トランプ政権がケリー・クラフト国連大使を台湾に派遣

 米国を凌駕しようとする中国の覇権的台頭を抑え、一方で積極的に台湾との関係強化を図ってきたトランプ政権だが、トランプ大統領の任期が2週間を切った1月6日、ポンペオ国務長官がケリー・クラフト国連大使を台湾に派遣すると発表した。

 トランプ大統領は政権発足以来、台湾へ11度にも及ぶ武器供与を決行している。トランプ政権の台湾との関係強化策は「台湾旅行法」や「台北法」を制定し、閣僚のアレックス・アザー保健福祉長官を台湾に派遣するなど、米国史に残る台湾との蜜月時代をつくったが、やはりその画期は武器供与に止めを刺すと言っていいだろう。

 また米国はこの1月1日、「中国の悪意ある行動を抑止」するため、台湾の国防力の近代化をサポートすることを改めて支持し、同盟国やパートナーを支援する「太平洋抑止イニシアチブ」の新設を盛り込んだ「2021年度国防権限法」を制定したばかりで、国連大使の台湾派遣はトランプ政権の執念とも言える決定だ。

 クラフト氏の前任のニッキー・ヘイリー氏は、国連大使を降任後の昨年4月、中国が国連と国際組織で経済力相応の分担金を負担すべきことと台湾のWHO加入を求めて「ストップ共産中国」という署名活動を行ったことは未だ記憶に新しい。
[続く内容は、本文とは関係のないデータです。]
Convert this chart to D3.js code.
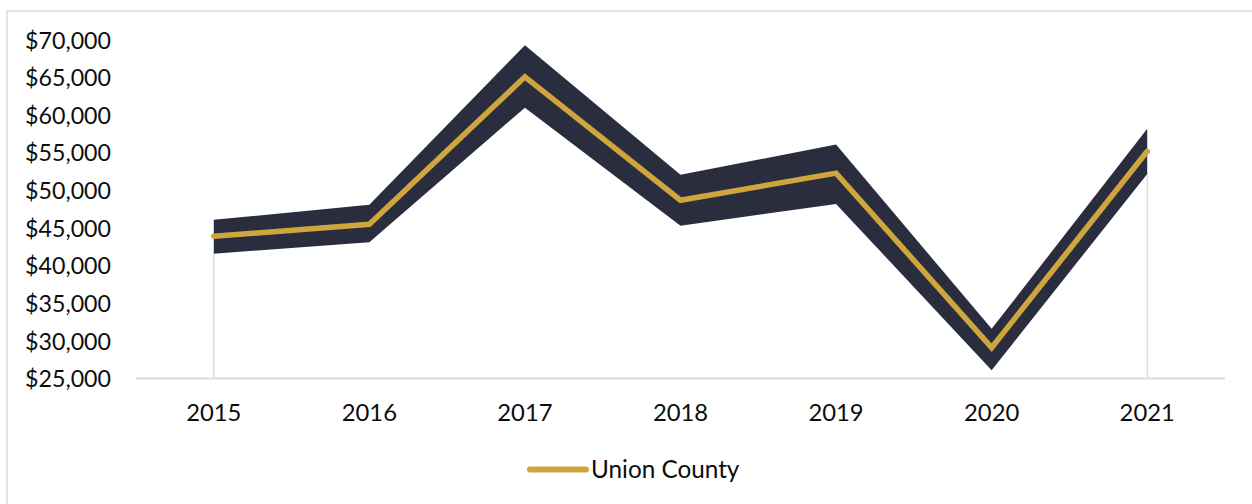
<!DOCTYPE html>
<html>
<head>
<meta charset="utf-8">
<script src="https://cdn.jsdelivr.net/npm/d3@7"></script>
<style>
  html, body { margin: 0; padding: 0; background: #ffffff; }
  svg { display: block; }
  text { font-family: Lato, "Open Sans", sans-serif; fill: #0d0d0d; }
</style>
</head>
<body>
<svg id="chart" width="1252" height="504"></svg>
<script>
// Median household income, Union County, with its range band
const years = ["2015", "2016", "2017", "2018", "2019", "2020", "2021"];
const income = [43900, 45500, 65100, 48700, 52300, 29100, 55200];
const rangeLow = [41600, 43100, 61000, 45300, 48200, 26100, 52200];
const rangeHigh = [46100, 48100, 69300, 52100, 56100, 31600, 58200];
const yTicks = [25000, 30000, 35000, 40000, 45000, 50000, 55000, 60000, 65000, 70000];
const seriesName = "Union County";

const W = 1252, H = 504;
const plot = { left: 136, right: 1225, top: 40, bottom: 378.5 };

const svg = d3.select("#chart");

// outer frame
svg.append("rect")
  .attr("x", 7).attr("y", 11)
  .attr("width", W + 10).attr("height", H + 10)
  .attr("fill", "none")
  .attr("stroke", "#d9dce9")
  .attr("stroke-width", 1.5);

const x = d3.scaleBand().domain(years).range([plot.left, plot.right]);
const cx = d => x(d) + x.bandwidth() / 2;
const y = d3.scaleLinear().domain([25000, 70000]).range([plot.bottom, plot.top]);

const rows = years.map((yr, i) => ({ yr, v: income[i], lo: rangeLow[i], hi: rangeHigh[i] }));

// outline of the hidden lower stack at both ends
const first = rows[0], last = rows[rows.length - 1];
svg.append("g").selectAll("line")
  .data([first, last])
  .join("line")
  .attr("x1", d => cx(d.yr)).attr("x2", d => cx(d.yr))
  .attr("y1", d => y(d.lo)).attr("y2", y(25000))
  .attr("stroke", "#d0d0d4")
  .attr("stroke-width", 1);

// range band
const band = d3.area()
  .x(d => cx(d.yr))
  .y0(d => y(d.lo))
  .y1(d => y(d.hi));
svg.append("path")
  .datum(rows)
  .attr("d", band)
  .attr("fill", "#292d3e");

// x axis line
svg.append("line")
  .attr("x1", plot.left).attr("x2", plot.right)
  .attr("y1", y(25000)).attr("y2", y(25000))
  .attr("stroke", "#d9dce6")
  .attr("stroke-width", 2);

// y axis labels
const yAxis = d3.axisLeft(y)
  .tickValues(yTicks)
  .tickSize(0)
  .tickPadding(0)
  .tickFormat(d => "$" + d3.format(",")(d));
const gy = svg.append("g")
  .attr("transform", `translate(111,0)`)
  .call(yAxis);
gy.select(".domain").remove();
gy.selectAll("text")
  .attr("font-size", 23.2)
  .attr("font-family", "Lato, sans-serif")
  .attr("fill", "#0d0d0d")
  .attr("dy", "0.35em");

// x axis labels
const xAxis = d3.axisBottom(x).tickSize(0).tickPadding(0);
const gx = svg.append("g")
  .attr("transform", `translate(0,${y(25000)})`)
  .call(xAxis);
gx.select(".domain").remove();
gx.selectAll("text")
  .attr("font-size", 23.8)
  .attr("font-family", "Lato, sans-serif")
  .attr("fill", "#0d0d0d")
  .attr("dy", "0")
  .attr("y", 42.5);

// income line
const line = d3.line()
  .x(d => cx(d.yr))
  .y(d => y(d.v));
svg.append("path")
  .datum(rows)
  .attr("d", line)
  .attr("fill", "none")
  .attr("stroke", "#cfa63e")
  .attr("stroke-width", 5.5)
  .attr("stroke-linecap", "round")
  .attr("stroke-linejoin", "miter");

// legend
const lg = svg.append("g").attr("transform", "translate(530,469.5)");
lg.append("line")
  .attr("x1", 0).attr("x2", 56)
  .attr("y1", 0).attr("y2", 0)
  .attr("stroke", "#cfa63e")
  .attr("stroke-width", 6)
  .attr("stroke-linecap", "round");
lg.append("text")
  .attr("x", 61).attr("y", 8)
  .attr("font-size", 24.3)
  .text(seriesName);
</script>
</body>
</html>
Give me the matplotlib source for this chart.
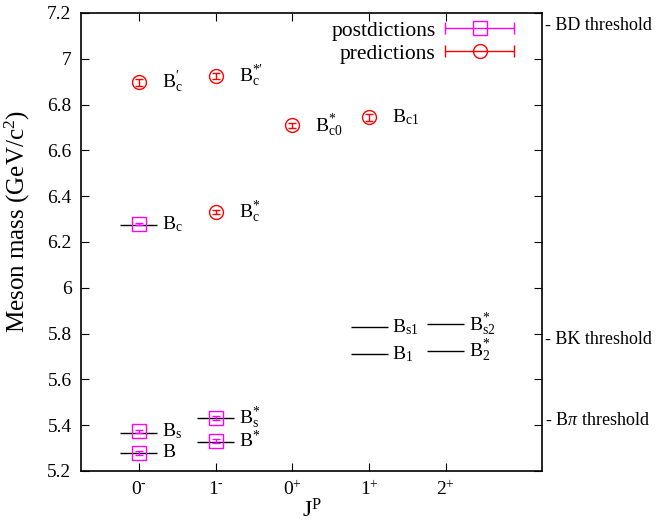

 昨年9月12日、その後を襲い、駐カナダ大使などをつとめたクラフト氏が国連大使に就いたが、就任早々の9月16日、総領事に相当する台北駐ニューヨーク経済文化弁事処処長と昼食を取りながら会談し、クラフト氏はその会談を「歴史的」と讃え、トランプ政権による台湾とのさらなる関係強化を象徴するものだと述べたと報じられた。

 さらに、コロナ抑制に成功する台湾を讃えて「われわれはみんな台湾のノウハウや経験を必要としている」と述べるとともに、「世界にとって台湾の国連システムへの完全な参加が必要」と述べて、WHOなど国際機関への台湾加盟支持を強く表明したことも話題となった。

 ブッシュ政権で国連大使を務め、トランプ政権で国家安全保障問題担当大統領補佐官となったジョン・ボルトン氏やニッキー・ヘイリー氏、そしてケリー・クラフト氏、いずれも民主台湾の主体性を尊重する親台湾派と言ってよい。

 共同通信は「中国の国連加盟を受けて台湾が追放された1971年以降、米国連大使の訪台は初」と伝えている。一部報道では1月13日に訪台するとも報じられ、クラフト国連大使が習近平中国共産党政権とバイデン次期政権にどのような楔(くさび)を打ち込むのかその動向に注目したい。

—————————————————————————————–米国連大使、台湾訪問へ ポンペオ国務長官が発表【中央通信社:2020年1月7日】https://japan.cna.com.tw/news/apol/202101070007.aspx

 (ワシントン中央社)ポンペオ米国務長官は6日、ケリー・クラフト米国連大使が台湾を訪問すると発表した。声明では、台湾を「信頼できるパートナーであり、力強い民主社会」だと形容し、「台湾は自由な中国が実現可能なことを示している」と言及した。訪台の詳細な日程については明かされていない。

 香港で民主活動家ら50人超が逮捕されたのを受けて出した声明の中で明らかにした。

 ポンペオ氏は声明で、台湾の民主主義について、「中国共産党がその成功を損ねようとするにもかかわらず花開いた」とたたえた。